## BEGIN Material for the task

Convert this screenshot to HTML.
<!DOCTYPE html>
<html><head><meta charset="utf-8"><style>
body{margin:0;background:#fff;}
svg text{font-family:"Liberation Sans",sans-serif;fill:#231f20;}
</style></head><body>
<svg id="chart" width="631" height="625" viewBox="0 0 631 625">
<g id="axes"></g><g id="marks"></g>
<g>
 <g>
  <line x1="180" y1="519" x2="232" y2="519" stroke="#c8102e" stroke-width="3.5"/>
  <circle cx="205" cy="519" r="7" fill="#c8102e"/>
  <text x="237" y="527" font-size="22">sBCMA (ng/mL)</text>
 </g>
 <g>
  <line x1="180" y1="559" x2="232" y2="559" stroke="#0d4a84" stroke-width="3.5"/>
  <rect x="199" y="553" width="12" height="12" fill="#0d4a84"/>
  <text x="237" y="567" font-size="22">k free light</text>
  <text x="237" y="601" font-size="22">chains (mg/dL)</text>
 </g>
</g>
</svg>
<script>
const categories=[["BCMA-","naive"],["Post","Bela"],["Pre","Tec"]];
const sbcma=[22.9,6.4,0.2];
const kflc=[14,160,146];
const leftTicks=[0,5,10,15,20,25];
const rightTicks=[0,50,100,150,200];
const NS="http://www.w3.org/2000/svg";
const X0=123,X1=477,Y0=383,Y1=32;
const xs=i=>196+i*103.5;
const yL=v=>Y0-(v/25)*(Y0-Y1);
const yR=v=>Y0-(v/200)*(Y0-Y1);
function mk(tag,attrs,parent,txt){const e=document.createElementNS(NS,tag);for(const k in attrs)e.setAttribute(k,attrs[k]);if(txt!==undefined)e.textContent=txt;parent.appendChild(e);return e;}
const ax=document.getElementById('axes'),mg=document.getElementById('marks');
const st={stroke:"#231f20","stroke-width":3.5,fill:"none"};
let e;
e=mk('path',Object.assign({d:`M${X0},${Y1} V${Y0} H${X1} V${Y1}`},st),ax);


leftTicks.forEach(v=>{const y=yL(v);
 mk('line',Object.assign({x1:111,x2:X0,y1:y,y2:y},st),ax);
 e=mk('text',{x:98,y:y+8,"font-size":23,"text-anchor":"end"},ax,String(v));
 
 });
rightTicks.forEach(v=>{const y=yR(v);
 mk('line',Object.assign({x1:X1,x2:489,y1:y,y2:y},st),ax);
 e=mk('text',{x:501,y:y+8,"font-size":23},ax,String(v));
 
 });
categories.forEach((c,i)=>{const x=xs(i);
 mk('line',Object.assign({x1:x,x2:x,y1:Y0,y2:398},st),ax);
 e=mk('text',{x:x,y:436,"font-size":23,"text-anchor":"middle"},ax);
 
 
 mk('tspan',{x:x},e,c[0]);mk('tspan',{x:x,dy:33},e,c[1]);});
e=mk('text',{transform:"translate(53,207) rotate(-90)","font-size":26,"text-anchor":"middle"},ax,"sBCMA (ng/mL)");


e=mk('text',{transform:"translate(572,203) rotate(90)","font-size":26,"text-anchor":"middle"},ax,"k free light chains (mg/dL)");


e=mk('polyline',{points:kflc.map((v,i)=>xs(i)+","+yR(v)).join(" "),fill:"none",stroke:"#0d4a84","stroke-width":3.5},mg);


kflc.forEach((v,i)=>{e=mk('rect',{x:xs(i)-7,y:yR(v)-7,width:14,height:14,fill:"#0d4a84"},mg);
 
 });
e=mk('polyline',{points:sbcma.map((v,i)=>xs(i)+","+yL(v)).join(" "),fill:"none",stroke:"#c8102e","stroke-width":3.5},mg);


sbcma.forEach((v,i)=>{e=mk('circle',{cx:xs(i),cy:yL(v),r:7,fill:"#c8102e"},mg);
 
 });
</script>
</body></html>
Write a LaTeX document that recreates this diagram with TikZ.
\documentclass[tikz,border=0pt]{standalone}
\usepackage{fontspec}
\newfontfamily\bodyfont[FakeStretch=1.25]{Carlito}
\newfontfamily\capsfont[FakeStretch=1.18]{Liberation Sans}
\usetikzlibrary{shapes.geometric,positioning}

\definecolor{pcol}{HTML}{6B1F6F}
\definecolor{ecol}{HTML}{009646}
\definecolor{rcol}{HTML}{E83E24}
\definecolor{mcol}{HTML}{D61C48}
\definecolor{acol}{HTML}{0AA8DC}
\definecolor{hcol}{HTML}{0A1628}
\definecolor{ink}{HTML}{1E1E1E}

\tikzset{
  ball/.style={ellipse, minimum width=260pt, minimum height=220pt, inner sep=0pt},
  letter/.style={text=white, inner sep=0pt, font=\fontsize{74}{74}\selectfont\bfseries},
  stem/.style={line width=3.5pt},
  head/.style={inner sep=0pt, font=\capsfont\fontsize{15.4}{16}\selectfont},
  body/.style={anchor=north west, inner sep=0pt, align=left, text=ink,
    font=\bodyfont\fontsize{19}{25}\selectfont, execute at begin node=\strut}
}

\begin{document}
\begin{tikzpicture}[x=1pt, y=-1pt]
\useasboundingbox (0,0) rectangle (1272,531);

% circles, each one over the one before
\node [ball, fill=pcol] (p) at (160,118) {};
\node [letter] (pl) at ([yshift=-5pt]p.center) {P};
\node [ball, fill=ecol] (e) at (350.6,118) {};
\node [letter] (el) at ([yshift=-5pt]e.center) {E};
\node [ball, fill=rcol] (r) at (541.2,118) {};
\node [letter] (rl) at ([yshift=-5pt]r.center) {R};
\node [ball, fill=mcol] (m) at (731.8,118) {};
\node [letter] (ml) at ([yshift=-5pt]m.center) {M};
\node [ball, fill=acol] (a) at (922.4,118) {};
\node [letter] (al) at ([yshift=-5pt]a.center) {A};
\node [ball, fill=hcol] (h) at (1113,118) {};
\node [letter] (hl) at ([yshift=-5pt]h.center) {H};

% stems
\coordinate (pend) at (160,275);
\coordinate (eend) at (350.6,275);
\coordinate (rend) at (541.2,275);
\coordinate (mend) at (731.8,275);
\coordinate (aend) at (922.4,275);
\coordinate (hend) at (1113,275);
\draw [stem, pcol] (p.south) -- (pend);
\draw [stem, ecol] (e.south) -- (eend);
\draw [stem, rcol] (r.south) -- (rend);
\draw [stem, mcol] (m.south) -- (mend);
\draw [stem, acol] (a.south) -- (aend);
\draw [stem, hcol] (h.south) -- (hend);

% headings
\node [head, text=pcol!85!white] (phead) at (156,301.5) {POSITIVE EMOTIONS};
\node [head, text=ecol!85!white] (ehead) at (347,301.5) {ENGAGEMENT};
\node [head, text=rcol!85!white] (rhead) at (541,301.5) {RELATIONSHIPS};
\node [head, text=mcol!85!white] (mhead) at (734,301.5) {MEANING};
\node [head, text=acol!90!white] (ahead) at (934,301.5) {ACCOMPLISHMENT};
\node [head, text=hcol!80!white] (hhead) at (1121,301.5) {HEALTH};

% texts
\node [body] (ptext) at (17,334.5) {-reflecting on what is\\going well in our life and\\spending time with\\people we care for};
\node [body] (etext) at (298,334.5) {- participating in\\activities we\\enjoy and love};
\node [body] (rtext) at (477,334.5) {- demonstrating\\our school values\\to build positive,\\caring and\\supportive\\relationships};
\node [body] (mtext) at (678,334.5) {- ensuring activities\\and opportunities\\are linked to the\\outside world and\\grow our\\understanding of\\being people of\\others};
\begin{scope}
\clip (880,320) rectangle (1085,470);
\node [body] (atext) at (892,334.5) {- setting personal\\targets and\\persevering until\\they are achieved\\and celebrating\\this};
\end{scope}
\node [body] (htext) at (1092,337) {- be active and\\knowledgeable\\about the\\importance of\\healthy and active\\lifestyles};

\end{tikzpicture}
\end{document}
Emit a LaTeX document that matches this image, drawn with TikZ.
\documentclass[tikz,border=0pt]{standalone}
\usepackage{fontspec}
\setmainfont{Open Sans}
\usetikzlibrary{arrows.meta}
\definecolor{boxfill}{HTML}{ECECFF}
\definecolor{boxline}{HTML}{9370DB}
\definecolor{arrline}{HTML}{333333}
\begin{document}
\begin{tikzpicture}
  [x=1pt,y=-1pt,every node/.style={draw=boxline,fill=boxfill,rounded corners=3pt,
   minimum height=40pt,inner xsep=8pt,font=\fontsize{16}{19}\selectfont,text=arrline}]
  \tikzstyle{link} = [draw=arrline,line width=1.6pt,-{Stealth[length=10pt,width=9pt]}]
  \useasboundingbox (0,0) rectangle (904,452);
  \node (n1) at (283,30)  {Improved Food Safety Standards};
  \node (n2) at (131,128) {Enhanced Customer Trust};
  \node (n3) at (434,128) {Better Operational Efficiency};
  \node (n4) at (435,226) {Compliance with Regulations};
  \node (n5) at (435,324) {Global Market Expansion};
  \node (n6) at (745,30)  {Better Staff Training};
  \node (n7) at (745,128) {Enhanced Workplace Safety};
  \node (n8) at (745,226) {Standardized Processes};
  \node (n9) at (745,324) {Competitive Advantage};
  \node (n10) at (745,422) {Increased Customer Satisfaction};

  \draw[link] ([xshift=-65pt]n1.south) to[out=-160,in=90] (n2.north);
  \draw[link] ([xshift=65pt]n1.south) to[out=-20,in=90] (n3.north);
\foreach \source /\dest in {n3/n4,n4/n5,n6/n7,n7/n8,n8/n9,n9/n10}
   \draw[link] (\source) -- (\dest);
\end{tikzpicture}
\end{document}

## END Material for the task

Problem details
Locate the word "LaTeX" in the data above. Copy every line carrying it.

Exercise output
Write a LaTeX document that recreates this diagram with TikZ.
Emit a LaTeX document that matches this image, drawn with TikZ.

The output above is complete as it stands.